● Exercise description:
Beginning with the first line, set down every line through the one containing "ax.spines['bottom'].set_linewidth(2)", exactly as it appears, but not the pictures.

● Dataset excerpt:

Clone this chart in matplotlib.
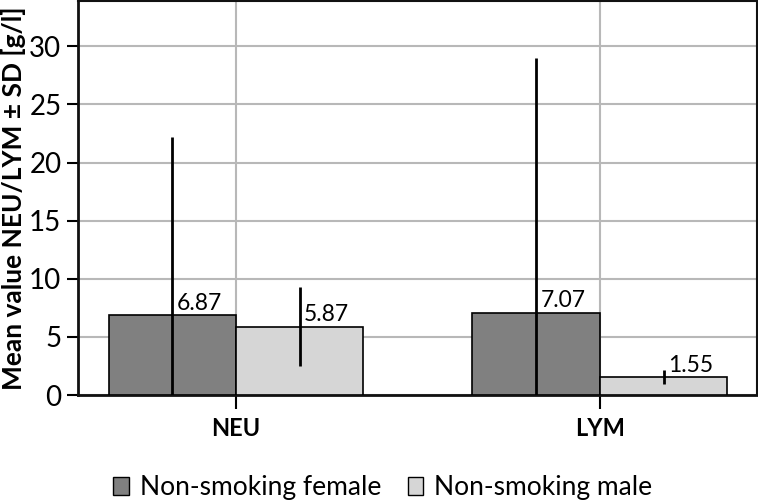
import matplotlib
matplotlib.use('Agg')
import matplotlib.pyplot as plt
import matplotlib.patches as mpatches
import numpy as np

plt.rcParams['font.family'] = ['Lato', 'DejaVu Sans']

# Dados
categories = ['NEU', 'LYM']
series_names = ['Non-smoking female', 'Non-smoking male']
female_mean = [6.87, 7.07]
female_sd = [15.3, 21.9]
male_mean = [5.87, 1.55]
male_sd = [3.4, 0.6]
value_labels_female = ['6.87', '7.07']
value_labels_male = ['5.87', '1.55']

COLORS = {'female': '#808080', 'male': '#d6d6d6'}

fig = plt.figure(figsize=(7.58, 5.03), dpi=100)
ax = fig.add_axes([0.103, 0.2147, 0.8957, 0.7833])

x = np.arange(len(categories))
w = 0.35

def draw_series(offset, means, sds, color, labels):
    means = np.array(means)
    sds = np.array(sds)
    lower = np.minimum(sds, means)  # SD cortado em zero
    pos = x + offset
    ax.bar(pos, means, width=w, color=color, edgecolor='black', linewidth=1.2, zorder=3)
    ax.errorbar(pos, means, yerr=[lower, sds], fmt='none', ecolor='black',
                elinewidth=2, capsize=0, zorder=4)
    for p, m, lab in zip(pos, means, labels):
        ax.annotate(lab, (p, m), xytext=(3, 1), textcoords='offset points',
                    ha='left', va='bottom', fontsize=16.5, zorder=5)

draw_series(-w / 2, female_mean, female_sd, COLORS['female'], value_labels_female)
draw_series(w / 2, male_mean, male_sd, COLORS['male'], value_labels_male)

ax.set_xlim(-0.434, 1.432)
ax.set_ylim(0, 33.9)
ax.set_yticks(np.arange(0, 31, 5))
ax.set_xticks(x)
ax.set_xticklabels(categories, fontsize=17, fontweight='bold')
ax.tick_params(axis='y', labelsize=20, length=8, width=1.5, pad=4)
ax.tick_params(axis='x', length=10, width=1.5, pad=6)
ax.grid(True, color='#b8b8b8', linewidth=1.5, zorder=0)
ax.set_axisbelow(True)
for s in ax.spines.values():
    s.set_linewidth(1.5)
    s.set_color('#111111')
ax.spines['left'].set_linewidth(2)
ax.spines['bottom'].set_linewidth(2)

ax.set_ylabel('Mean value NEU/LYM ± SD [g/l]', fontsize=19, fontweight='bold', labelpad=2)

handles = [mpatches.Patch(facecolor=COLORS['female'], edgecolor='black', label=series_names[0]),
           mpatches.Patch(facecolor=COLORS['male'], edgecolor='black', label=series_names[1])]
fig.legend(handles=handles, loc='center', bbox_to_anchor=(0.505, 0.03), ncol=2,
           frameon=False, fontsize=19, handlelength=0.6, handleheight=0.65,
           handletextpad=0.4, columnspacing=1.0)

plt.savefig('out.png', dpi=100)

● Output for this exercise:
Clone this chart in matplotlib.
import matplotlib
matplotlib.use('Agg')
import matplotlib.pyplot as plt
import matplotlib.patches as mpatches
import numpy as np

plt.rcParams['font.family'] = ['Lato', 'DejaVu Sans']

# Dados
categories = ['NEU', 'LYM']
series_names = ['Non-smoking female', 'Non-smoking male']
female_mean = [6.87, 7.07]
female_sd = [15.3, 21.9]
male_mean = [5.87, 1.55]
male_sd = [3.4, 0.6]
value_labels_female = ['6.87', '7.07']
value_labels_male = ['5.87', '1.55']

COLORS = {'female': '#808080', 'male': '#d6d6d6'}

fig = plt.figure(figsize=(7.58, 5.03), dpi=100)
ax = fig.add_axes([0.103, 0.2147, 0.8957, 0.7833])

x = np.arange(len(categories))
w = 0.35

def draw_series(offset, means, sds, color, labels):
    means = np.array(means)
    sds = np.array(sds)
    lower = np.minimum(sds, means)  # SD cortado em zero
    pos = x + offset
    ax.bar(pos, means, width=w, color=color, edgecolor='black', linewidth=1.2, zorder=3)
    ax.errorbar(pos, means, yerr=[lower, sds], fmt='none', ecolor='black',
                elinewidth=2, capsize=0, zorder=4)
    for p, m, lab in zip(pos, means, labels):
        ax.annotate(lab, (p, m), xytext=(3, 1), textcoords='offset points',
                    ha='left', va='bottom', fontsize=16.5, zorder=5)

draw_series(-w / 2, female_mean, female_sd, COLORS['female'], value_labels_female)
draw_series(w / 2, male_mean, male_sd, COLORS['male'], value_labels_male)

ax.set_xlim(-0.434, 1.432)
ax.set_ylim(0, 33.9)
ax.set_yticks(np.arange(0, 31, 5))
ax.set_xticks(x)
ax.set_xticklabels(categories, fontsize=17, fontweight='bold')
ax.tick_params(axis='y', labelsize=20, length=8, width=1.5, pad=4)
ax.tick_params(axis='x', length=10, width=1.5, pad=6)
ax.grid(True, color='#b8b8b8', linewidth=1.5, zorder=0)
ax.set_axisbelow(True)
for s in ax.spines.values():
    s.set_linewidth(1.5)
    s.set_color('#111111')
ax.spines['left'].set_linewidth(2)
ax.spines['bottom'].set_linewidth(2)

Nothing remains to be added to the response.